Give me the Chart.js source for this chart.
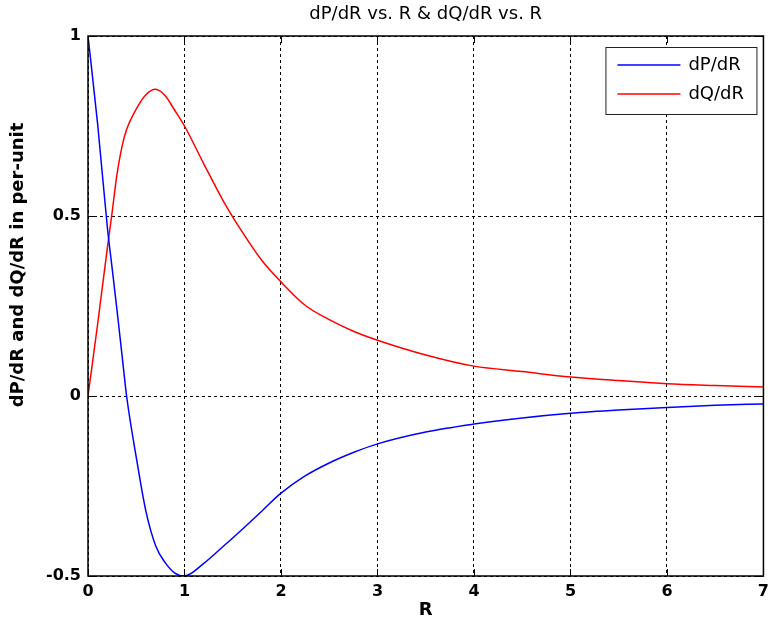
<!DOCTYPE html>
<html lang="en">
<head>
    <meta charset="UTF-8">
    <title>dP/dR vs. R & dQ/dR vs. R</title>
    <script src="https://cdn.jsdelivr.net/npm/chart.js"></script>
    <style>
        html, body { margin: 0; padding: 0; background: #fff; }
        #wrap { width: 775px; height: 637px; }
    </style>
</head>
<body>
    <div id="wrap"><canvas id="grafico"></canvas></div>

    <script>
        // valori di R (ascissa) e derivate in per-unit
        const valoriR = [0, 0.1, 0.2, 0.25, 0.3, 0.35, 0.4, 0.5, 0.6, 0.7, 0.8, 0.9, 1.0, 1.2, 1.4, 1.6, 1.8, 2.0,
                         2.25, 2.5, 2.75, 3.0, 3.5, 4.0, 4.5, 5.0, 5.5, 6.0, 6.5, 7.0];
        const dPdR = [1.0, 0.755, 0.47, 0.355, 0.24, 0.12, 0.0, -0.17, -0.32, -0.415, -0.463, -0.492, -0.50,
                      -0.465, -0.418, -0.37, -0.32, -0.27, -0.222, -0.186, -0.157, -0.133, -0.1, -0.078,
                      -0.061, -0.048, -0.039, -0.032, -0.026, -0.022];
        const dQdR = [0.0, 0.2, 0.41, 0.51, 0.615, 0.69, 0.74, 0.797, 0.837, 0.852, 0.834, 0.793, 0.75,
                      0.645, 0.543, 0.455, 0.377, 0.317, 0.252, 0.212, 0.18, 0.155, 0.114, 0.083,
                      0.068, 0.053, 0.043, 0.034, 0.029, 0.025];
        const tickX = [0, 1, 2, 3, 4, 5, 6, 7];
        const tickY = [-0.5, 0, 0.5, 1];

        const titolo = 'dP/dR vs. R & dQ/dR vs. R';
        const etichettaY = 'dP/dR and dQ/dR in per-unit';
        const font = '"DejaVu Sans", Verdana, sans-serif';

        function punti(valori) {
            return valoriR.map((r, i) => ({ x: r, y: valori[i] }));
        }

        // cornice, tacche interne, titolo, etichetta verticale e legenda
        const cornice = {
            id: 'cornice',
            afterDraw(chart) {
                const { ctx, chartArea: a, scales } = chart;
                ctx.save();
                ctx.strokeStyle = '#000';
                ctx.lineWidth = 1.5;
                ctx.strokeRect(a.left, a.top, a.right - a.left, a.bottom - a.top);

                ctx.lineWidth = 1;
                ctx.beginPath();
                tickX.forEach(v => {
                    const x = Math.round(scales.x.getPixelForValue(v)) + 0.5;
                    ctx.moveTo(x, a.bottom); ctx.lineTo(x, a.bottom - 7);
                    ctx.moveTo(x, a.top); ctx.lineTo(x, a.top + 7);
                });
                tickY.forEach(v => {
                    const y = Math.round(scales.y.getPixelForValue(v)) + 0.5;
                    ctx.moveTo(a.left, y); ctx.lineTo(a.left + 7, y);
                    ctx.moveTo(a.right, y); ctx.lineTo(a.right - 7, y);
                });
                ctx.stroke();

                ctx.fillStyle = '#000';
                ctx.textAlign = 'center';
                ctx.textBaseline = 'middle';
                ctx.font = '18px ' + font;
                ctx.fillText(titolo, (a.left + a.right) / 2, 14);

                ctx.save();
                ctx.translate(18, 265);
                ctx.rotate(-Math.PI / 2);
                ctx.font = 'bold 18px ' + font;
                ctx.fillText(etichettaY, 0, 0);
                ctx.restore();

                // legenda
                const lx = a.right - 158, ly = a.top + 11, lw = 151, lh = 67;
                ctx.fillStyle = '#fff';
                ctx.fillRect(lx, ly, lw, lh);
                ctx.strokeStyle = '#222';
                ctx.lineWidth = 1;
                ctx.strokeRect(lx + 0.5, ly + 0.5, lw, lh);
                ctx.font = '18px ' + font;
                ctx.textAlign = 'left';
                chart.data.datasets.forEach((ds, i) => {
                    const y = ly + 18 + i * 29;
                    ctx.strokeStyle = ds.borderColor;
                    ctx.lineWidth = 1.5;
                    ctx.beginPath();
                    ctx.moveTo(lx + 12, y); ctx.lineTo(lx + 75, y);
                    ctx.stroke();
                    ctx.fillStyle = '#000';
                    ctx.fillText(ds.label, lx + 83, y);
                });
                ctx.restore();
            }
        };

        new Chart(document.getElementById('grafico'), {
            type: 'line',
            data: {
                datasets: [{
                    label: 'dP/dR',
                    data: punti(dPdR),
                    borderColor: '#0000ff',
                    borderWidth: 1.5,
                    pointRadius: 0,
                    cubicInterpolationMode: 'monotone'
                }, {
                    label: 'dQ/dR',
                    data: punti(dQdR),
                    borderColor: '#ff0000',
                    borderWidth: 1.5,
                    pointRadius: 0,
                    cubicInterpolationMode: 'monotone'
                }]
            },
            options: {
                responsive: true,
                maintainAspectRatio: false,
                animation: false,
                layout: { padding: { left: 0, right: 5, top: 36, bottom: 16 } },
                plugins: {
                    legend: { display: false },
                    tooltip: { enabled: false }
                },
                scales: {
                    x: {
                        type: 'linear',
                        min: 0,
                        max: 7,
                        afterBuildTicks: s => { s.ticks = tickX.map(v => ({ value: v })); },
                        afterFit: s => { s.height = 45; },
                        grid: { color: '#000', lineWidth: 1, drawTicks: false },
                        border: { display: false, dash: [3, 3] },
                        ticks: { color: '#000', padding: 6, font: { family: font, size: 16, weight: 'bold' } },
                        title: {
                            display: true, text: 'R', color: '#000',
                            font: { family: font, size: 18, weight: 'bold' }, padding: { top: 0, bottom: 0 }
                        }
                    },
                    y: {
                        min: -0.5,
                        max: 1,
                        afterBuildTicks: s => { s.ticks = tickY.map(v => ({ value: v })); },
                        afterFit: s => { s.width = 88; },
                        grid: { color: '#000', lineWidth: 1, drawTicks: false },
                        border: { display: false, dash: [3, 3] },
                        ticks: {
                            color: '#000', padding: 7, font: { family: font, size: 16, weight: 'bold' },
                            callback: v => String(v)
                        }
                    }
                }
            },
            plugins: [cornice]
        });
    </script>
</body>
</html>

==

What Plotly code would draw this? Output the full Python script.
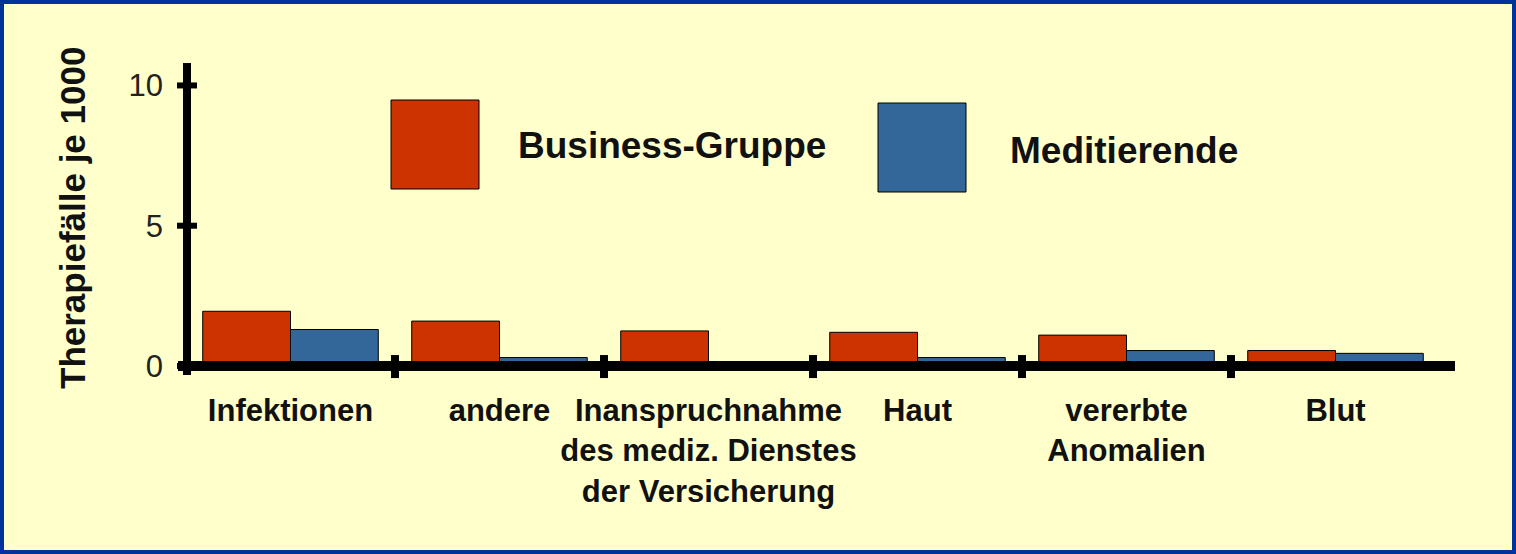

---

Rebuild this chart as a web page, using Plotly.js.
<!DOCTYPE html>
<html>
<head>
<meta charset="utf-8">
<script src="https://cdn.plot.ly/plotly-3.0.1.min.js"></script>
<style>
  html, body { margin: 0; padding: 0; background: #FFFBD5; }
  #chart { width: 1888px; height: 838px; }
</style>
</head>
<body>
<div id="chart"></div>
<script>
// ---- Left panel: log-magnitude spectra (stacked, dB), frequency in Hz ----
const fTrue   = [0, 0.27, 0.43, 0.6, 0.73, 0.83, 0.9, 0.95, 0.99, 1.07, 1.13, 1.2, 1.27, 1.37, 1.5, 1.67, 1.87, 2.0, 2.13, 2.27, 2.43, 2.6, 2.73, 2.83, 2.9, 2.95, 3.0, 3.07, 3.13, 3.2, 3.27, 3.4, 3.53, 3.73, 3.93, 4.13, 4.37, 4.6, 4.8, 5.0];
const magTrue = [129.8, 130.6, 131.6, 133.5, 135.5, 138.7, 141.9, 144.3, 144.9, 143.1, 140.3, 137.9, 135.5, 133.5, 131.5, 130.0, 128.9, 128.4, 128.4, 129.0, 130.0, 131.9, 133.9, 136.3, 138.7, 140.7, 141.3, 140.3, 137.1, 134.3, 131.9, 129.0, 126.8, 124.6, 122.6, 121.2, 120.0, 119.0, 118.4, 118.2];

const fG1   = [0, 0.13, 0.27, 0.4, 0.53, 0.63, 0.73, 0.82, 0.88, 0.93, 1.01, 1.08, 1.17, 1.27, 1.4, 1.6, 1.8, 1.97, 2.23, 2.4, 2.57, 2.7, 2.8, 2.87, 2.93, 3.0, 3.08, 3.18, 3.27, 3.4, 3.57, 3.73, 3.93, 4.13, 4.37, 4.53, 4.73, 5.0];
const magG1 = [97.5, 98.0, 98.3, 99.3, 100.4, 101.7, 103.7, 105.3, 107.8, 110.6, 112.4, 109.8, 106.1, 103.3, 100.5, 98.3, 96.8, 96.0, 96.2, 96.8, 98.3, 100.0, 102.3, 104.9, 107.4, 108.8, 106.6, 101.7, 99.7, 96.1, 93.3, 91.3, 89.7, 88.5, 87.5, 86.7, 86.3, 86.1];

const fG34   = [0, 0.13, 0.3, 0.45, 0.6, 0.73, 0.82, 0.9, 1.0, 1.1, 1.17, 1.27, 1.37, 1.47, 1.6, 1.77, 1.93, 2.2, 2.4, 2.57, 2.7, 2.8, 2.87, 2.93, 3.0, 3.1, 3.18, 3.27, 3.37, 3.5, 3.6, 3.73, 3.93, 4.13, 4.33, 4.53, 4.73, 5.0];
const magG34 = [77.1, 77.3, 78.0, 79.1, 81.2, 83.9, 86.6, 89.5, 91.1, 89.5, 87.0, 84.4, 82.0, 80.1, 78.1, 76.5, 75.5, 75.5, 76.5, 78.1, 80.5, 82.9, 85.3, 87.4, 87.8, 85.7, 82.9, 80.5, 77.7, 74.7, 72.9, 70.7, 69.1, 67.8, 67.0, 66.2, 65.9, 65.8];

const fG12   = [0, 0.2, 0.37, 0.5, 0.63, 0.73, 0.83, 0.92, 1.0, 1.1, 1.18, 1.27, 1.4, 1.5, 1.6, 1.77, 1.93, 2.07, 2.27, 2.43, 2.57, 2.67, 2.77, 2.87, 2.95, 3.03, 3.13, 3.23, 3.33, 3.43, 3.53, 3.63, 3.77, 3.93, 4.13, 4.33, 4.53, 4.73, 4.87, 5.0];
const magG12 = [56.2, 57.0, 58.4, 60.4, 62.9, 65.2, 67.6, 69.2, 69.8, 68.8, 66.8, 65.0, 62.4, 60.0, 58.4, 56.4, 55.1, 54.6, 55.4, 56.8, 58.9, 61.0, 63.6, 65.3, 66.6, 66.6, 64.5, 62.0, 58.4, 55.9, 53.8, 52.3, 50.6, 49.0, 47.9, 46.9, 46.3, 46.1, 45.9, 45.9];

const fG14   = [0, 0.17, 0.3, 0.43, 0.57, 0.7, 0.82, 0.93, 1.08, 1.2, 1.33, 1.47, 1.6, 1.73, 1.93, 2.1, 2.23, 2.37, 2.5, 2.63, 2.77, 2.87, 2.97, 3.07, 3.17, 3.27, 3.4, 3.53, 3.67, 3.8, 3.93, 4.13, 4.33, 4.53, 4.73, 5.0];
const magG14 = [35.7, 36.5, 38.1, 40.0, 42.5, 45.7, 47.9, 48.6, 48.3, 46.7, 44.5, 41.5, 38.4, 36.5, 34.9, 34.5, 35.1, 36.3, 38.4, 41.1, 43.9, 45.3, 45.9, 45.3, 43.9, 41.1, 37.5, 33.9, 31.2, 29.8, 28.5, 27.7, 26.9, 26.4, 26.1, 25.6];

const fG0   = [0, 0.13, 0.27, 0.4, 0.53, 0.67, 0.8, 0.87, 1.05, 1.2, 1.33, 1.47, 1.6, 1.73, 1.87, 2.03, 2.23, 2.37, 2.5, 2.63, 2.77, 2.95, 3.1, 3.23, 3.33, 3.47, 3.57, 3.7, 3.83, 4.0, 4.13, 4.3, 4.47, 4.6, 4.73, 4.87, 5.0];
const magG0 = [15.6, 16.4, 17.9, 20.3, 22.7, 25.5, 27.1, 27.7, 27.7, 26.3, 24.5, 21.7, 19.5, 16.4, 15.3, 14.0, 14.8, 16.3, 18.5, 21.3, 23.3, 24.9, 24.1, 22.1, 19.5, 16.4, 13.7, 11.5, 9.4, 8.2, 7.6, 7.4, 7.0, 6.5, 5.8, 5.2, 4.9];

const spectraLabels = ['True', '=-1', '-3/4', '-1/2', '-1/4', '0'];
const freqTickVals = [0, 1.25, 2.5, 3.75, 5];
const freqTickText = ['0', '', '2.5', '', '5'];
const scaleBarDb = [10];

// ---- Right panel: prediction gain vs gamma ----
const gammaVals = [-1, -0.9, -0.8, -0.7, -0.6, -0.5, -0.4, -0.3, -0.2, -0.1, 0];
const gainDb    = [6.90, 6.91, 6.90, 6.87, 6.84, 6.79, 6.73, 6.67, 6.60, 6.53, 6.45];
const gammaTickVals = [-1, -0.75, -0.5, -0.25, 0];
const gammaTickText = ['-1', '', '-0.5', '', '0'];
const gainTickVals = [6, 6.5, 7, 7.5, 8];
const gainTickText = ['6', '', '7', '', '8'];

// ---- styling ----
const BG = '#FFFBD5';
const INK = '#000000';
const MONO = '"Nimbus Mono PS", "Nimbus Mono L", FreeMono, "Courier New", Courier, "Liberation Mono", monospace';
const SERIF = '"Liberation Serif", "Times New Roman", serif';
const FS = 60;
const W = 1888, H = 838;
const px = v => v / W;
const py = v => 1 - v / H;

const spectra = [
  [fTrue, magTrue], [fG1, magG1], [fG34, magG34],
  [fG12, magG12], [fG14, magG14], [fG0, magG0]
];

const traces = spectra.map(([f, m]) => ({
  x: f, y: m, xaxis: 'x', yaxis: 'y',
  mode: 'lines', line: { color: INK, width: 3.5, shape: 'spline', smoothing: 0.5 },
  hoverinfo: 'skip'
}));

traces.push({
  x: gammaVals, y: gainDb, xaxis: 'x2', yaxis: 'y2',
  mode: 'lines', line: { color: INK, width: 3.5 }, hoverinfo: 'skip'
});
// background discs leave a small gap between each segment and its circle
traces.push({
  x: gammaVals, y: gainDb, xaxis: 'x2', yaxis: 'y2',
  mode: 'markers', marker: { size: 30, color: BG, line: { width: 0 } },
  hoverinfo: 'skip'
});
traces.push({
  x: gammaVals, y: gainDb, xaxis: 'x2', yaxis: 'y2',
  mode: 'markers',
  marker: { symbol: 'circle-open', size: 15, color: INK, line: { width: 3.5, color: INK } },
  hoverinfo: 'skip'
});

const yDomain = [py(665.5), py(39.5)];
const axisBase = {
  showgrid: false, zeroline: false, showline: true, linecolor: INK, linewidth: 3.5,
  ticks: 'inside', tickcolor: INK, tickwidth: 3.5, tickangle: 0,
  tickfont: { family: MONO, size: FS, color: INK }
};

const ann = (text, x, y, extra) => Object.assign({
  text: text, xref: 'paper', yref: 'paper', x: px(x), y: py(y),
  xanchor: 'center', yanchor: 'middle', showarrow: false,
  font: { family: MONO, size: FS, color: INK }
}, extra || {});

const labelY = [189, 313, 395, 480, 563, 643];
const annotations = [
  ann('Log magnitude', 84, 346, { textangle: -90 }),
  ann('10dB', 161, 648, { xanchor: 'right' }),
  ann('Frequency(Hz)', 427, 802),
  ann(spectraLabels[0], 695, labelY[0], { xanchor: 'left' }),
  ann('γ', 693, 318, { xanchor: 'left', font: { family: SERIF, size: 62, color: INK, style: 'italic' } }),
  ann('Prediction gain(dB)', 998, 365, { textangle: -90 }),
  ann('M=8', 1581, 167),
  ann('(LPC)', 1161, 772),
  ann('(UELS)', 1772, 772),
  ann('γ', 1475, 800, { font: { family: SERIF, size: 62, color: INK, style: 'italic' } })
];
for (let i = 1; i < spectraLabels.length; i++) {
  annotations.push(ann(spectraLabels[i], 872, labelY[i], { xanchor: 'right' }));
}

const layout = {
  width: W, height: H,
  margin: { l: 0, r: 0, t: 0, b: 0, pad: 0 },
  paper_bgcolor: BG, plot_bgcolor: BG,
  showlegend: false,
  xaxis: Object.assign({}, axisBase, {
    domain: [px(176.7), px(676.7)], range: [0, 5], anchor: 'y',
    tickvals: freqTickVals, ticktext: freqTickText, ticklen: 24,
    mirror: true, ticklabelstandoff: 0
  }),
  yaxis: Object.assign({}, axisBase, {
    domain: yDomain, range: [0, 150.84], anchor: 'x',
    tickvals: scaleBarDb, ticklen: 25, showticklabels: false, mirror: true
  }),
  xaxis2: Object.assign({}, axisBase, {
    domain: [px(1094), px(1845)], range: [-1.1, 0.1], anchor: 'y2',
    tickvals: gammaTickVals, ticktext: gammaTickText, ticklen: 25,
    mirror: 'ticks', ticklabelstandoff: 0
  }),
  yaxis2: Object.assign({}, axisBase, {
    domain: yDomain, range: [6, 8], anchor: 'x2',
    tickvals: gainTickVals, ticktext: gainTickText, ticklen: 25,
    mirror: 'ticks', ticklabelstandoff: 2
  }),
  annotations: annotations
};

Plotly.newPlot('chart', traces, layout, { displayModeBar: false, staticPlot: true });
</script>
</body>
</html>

REQUIRED WORK —
Transcribe, exactly as written, the lines starting at the one with "Give me the Chart.js source for this chart." and ending at the one with "const tickY = [-0.5, 0, 0.5, 1];", and nothing more. Pictures are not part of the copy.

EXPECTED OUTPUT —
Give me the Chart.js source for this chart.
<!DOCTYPE html>
<html lang="en">
<head>
    <meta charset="UTF-8">
    <title>dP/dR vs. R & dQ/dR vs. R</title>
    <script src="https://cdn.jsdelivr.net/npm/chart.js"></script>
    <style>
        html, body { margin: 0; padding: 0; background: #fff; }
        #wrap { width: 775px; height: 637px; }
    </style>
</head>
<body>
    <div id="wrap"><canvas id="grafico"></canvas></div>

    <script>
        // valori di R (ascissa) e derivate in per-unit
        const valoriR = [0, 0.1, 0.2, 0.25, 0.3, 0.35, 0.4, 0.5, 0.6, 0.7, 0.8, 0.9, 1.0, 1.2, 1.4, 1.6, 1.8, 2.0,
                         2.25, 2.5, 2.75, 3.0, 3.5, 4.0, 4.5, 5.0, 5.5, 6.0, 6.5, 7.0];
        const dPdR = [1.0, 0.755, 0.47, 0.355, 0.24, 0.12, 0.0, -0.17, -0.32, -0.415, -0.463, -0.492, -0.50,
                      -0.465, -0.418, -0.37, -0.32, -0.27, -0.222, -0.186, -0.157, -0.133, -0.1, -0.078,
                      -0.061, -0.048, -0.039, -0.032, -0.026, -0.022];
        const dQdR = [0.0, 0.2, 0.41, 0.51, 0.615, 0.69, 0.74, 0.797, 0.837, 0.852, 0.834, 0.793, 0.75,
                      0.645, 0.543, 0.455, 0.377, 0.317, 0.252, 0.212, 0.18, 0.155, 0.114, 0.083,
                      0.068, 0.053, 0.043, 0.034, 0.029, 0.025];
        const tickX = [0, 1, 2, 3, 4, 5, 6, 7];
        const tickY = [-0.5, 0, 0.5, 1];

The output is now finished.